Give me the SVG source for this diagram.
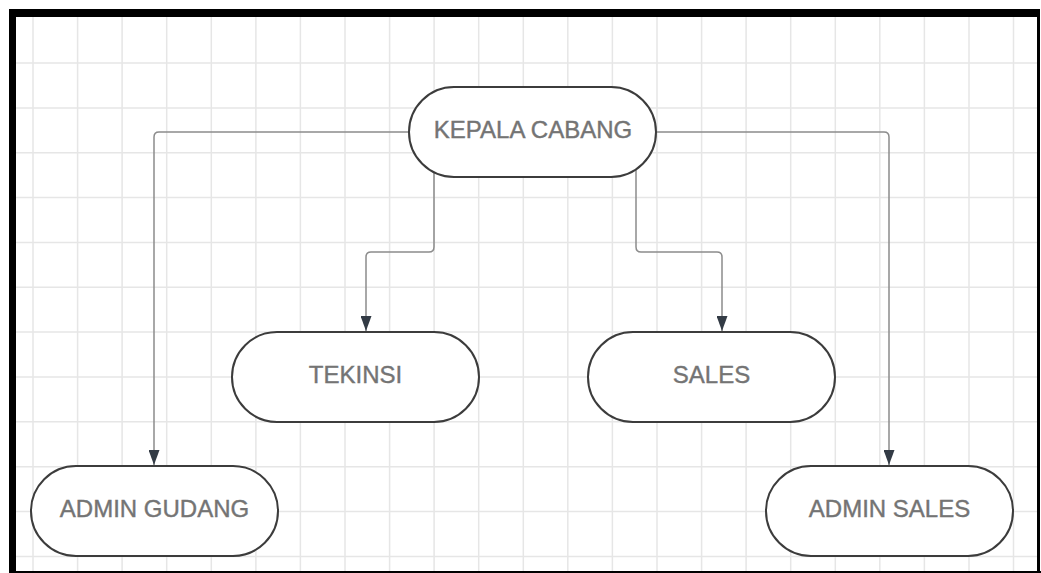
<svg xmlns="http://www.w3.org/2000/svg" width="1041" height="573" viewBox="0 0 1041 573">
  <style>
    .grid { stroke: #e6e6e6; stroke-width: 1.5; fill: none; }
    .frame { fill: #000000; }
    .node rect { fill: #ffffff; stroke: #3c3c3c; stroke-width: 2; }
    .node text { font-family: "Liberation Sans", Arial, sans-serif; font-size: 24px; fill: #747474; stroke: #747474; stroke-width: 0.4; text-anchor: middle; }
    .conn { fill: none; stroke: #8c8c8c; stroke-width: 1.5; marker-end: url(#arrow); }
  </style>
  <defs>
    <marker id="arrow" markerUnits="userSpaceOnUse" markerWidth="15" markerHeight="11" viewBox="0 0 15 11" refX="15" refY="5.5" orient="auto">
      <path d="M0,0 L15,5.5 L0,11 Z" fill="#333b45"/>
    </marker>
  </defs>
  <rect x="0" y="0" width="1041" height="573" fill="#ffffff"/>
  <g id="grid">
    <path class="grid" d="M33,17 V573 M77.6,17 V573 M122.1,17 V573 M166.7,17 V573 M211.3,17 V573 M255.9,17 V573 M300.4,17 V573 M345,17 V573 M389.6,17 V573 M434.1,17 V573 M478.7,17 V573 M523.3,17 V573 M567.8,17 V573 M612.4,17 V573 M657,17 V573 M701.6,17 V573 M746.1,17 V573 M790.7,17 V573 M835.3,17 V573 M879.8,17 V573 M924.4,17 V573 M969,17 V573 M1013.5,17 V573"/>
    <path class="grid" d="M16,63 H1037 M16,107.9 H1037 M16,152.7 H1037 M16,197.6 H1037 M16,242.4 H1037 M16,287.3 H1037 M16,332.1 H1037 M16,377 H1037 M16,421.8 H1037 M16,466.7 H1037 M16,511.5 H1037 M16,556.4 H1037"/>
  </g>
  <g id="frame">
    <rect class="frame" x="9" y="9" width="1031" height="8"/>
    <rect class="frame" x="9" y="9" width="7" height="564"/>
    <rect class="frame" x="1037" y="9" width="3" height="564"/>
    <rect class="frame" x="9" y="571" width="1032" height="2"/>
  </g>
  <g id="connectors">
    <path class="conn" d="M409,132 H159 Q154,132 154,137 V465"/>
    <path class="conn" d="M656,132 H884 Q889,132 889,137 V465"/>
    <path class="conn" d="M434,170 V247 Q434,252 429,252 H371 Q366,252 366,257 V331"/>
    <path class="conn" d="M636,170 V247 Q636,252 641,252 H717 Q722,252 722,257 V331"/>
  </g>
  <g id="kepala-cabang" class="node">
    <rect x="409" y="87" width="247" height="90" rx="45" ry="45"/>
    <text x="533" y="138">KEPALA CABANG</text>
  </g>
  <g id="tekinsi" class="node">
    <rect x="232" y="332" width="247" height="90" rx="45" ry="45"/>
    <text x="355.5" y="383">TEKINSI</text>
  </g>
  <g id="sales" class="node">
    <rect x="588" y="332" width="247" height="90" rx="45" ry="45"/>
    <text x="711.5" y="383">SALES</text>
  </g>
  <g id="admin-gudang" class="node">
    <rect x="31" y="466" width="247" height="90" rx="45" ry="45"/>
    <text x="154.5" y="517">ADMIN GUDANG</text>
  </g>
  <g id="admin-sales" class="node">
    <rect x="766" y="466" width="247" height="90" rx="45" ry="45"/>
    <text x="889.5" y="517">ADMIN SALES</text>
  </g>
</svg>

****************

Aim of the task:
Restate the data above word for word. Do not include the images.

Completed exercise:
Give me the SVG source for this diagram.
<svg xmlns="http://www.w3.org/2000/svg" width="1041" height="573" viewBox="0 0 1041 573">
  <style>
    .grid { stroke: #e6e6e6; stroke-width: 1.5; fill: none; }
    .frame { fill: #000000; }
    .node rect { fill: #ffffff; stroke: #3c3c3c; stroke-width: 2; }
    .node text { font-family: "Liberation Sans", Arial, sans-serif; font-size: 24px; fill: #747474; stroke: #747474; stroke-width: 0.4; text-anchor: middle; }
    .conn { fill: none; stroke: #8c8c8c; stroke-width: 1.5; marker-end: url(#arrow); }
  </style>
  <defs>
    <marker id="arrow" markerUnits="userSpaceOnUse" markerWidth="15" markerHeight="11" viewBox="0 0 15 11" refX="15" refY="5.5" orient="auto">
      <path d="M0,0 L15,5.5 L0,11 Z" fill="#333b45"/>
    </marker>
  </defs>
  <rect x="0" y="0" width="1041" height="573" fill="#ffffff"/>
  <g id="grid">
    <path class="grid" d="M33,17 V573 M77.6,17 V573 M122.1,17 V573 M166.7,17 V573 M211.3,17 V573 M255.9,17 V573 M300.4,17 V573 M345,17 V573 M389.6,17 V573 M434.1,17 V573 M478.7,17 V573 M523.3,17 V573 M567.8,17 V573 M612.4,17 V573 M657,17 V573 M701.6,17 V573 M746.1,17 V573 M790.7,17 V573 M835.3,17 V573 M879.8,17 V573 M924.4,17 V573 M969,17 V573 M1013.5,17 V573"/>
    <path class="grid" d="M16,63 H1037 M16,107.9 H1037 M16,152.7 H1037 M16,197.6 H1037 M16,242.4 H1037 M16,287.3 H1037 M16,332.1 H1037 M16,377 H1037 M16,421.8 H1037 M16,466.7 H1037 M16,511.5 H1037 M16,556.4 H1037"/>
  </g>
  <g id="frame">
    <rect class="frame" x="9" y="9" width="1031" height="8"/>
    <rect class="frame" x="9" y="9" width="7" height="564"/>
    <rect class="frame" x="1037" y="9" width="3" height="564"/>
    <rect class="frame" x="9" y="571" width="1032" height="2"/>
  </g>
  <g id="connectors">
    <path class="conn" d="M409,132 H159 Q154,132 154,137 V465"/>
    <path class="conn" d="M656,132 H884 Q889,132 889,137 V465"/>
    <path class="conn" d="M434,170 V247 Q434,252 429,252 H371 Q366,252 366,257 V331"/>
    <path class="conn" d="M636,170 V247 Q636,252 641,252 H717 Q722,252 722,257 V331"/>
  </g>
  <g id="kepala-cabang" class="node">
    <rect x="409" y="87" width="247" height="90" rx="45" ry="45"/>
    <text x="533" y="138">KEPALA CABANG</text>
  </g>
  <g id="tekinsi" class="node">
    <rect x="232" y="332" width="247" height="90" rx="45" ry="45"/>
    <text x="355.5" y="383">TEKINSI</text>
  </g>
  <g id="sales" class="node">
    <rect x="588" y="332" width="247" height="90" rx="45" ry="45"/>
    <text x="711.5" y="383">SALES</text>
  </g>
  <g id="admin-gudang" class="node">
    <rect x="31" y="466" width="247" height="90" rx="45" ry="45"/>
    <text x="154.5" y="517">ADMIN GUDANG</text>
  </g>
  <g id="admin-sales" class="node">
    <rect x="766" y="466" width="247" height="90" rx="45" ry="45"/>
    <text x="889.5" y="517">ADMIN SALES</text>
  </g>
</svg>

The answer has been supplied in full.